Storage administrators can leverage dashboards such as graphic above to understand the allocation of billions of files across approximately 300,000 directories. In addition, Qumulo Core’s dashboard gives customers insight into the evolution of their storage infrastructure in relation to incoming data as exemplified by the data points regarding the emergence of the 5th node in a software-defined storage infrastructure and hours required to rebuild a specific hard drive. Given that the platform enables even more granular analytics about which storage objects are located across directories including trends related to the ingestion and storage of incoming data feeds, Qumulo Core empowers storage administrators to effectively manage massive volumes of data, particularly as it relates to streams of unstructured data that predispose themselves to data driven storage management.

Qumulo’s exit from stealth comes roughly six weeks after its finalization of $40M in Series B funding in a round led by Kleiner Perkins Caufield & Byers and existing investors. To date, Qumulo has raised $67M and has developed its product over three years by means of consultative interviews and questionnaires aimed at understanding the needs of enterprise storage customers. All told, the Qumulo Core platform represents a disruptive innovation in storage management by bringing the richness of real-time analytics to tackle storage problems related to Big Data and its attendant reality of billions of files. One potential future direction for the product would be to augment its data driven analytics with enhancements that deliver a machine learning-based storage infrastructure that optimizes the allocations of files within storage platforms. That said, for now, a data aware storage platform for Big Data that gives storage administrators enhanced visibility regarding the intersection of data and storage has arrived.

Qumulo Announces $40M In Series B Funding For Enterprise Data Storage Solution In Stealth

Seattle-based enterprise data storage startup Qumulo today announced the finalization of $40M in Series B funding in a round led by Kleiner Perkins Caufield & Byers with additional participation from existing investors Highland Capital, Madrona Venture Group and Valhalla Partners. The funding will be used to accelerate product development and expand Qumulo’s sales and marketing efforts. Still in stealth, Qumulo tackles data management problems specific to storage infrastructures for massive amounts of data. The company aspires to become the “company the world trusts to store, manage, and curate its data forever” as noted in its mission statement. In a phone interview with Cloud Computing Today, Qumulo’s CEO Peter Godman remarked that the condition of possibility for the retention of “data forever” involves the ever depreciating cost of storage-related hardware infrastructures.
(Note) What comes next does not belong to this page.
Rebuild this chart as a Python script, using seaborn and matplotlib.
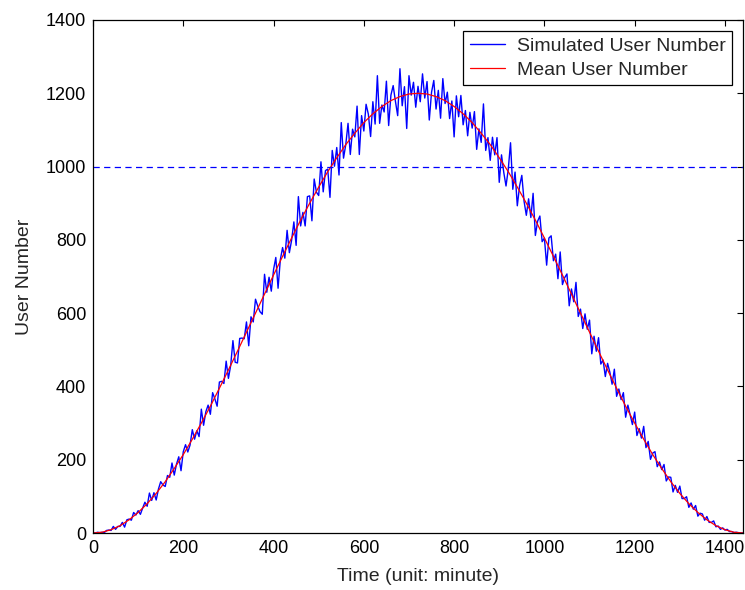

That said, industry-wide and global cultural expectations to retain data forever create a veritable constellation of problems related to data retrieval and archiving of billions or trillions of files within cost-effective, scalable storage platforms. Today’s funding raise brings the total capital raised by Qumulo to $67M. Sujal Patel, founder of Isilon, the storage vendor acquired by EMC for $2.5 billion, will join Qumulo’s board of directors and complement a leadership team that includes storage experts from Amazon Web Services, Microsoft and Google. As Qumulo emerges from stealth to provide more details of its product offering, the industry should expect dramatic innovation in enterprise-grade scale-out NAS that forthrightly tackles thorny problems related to the curation and organization of massive amounts of data on storage infrastructures designed for big data sets.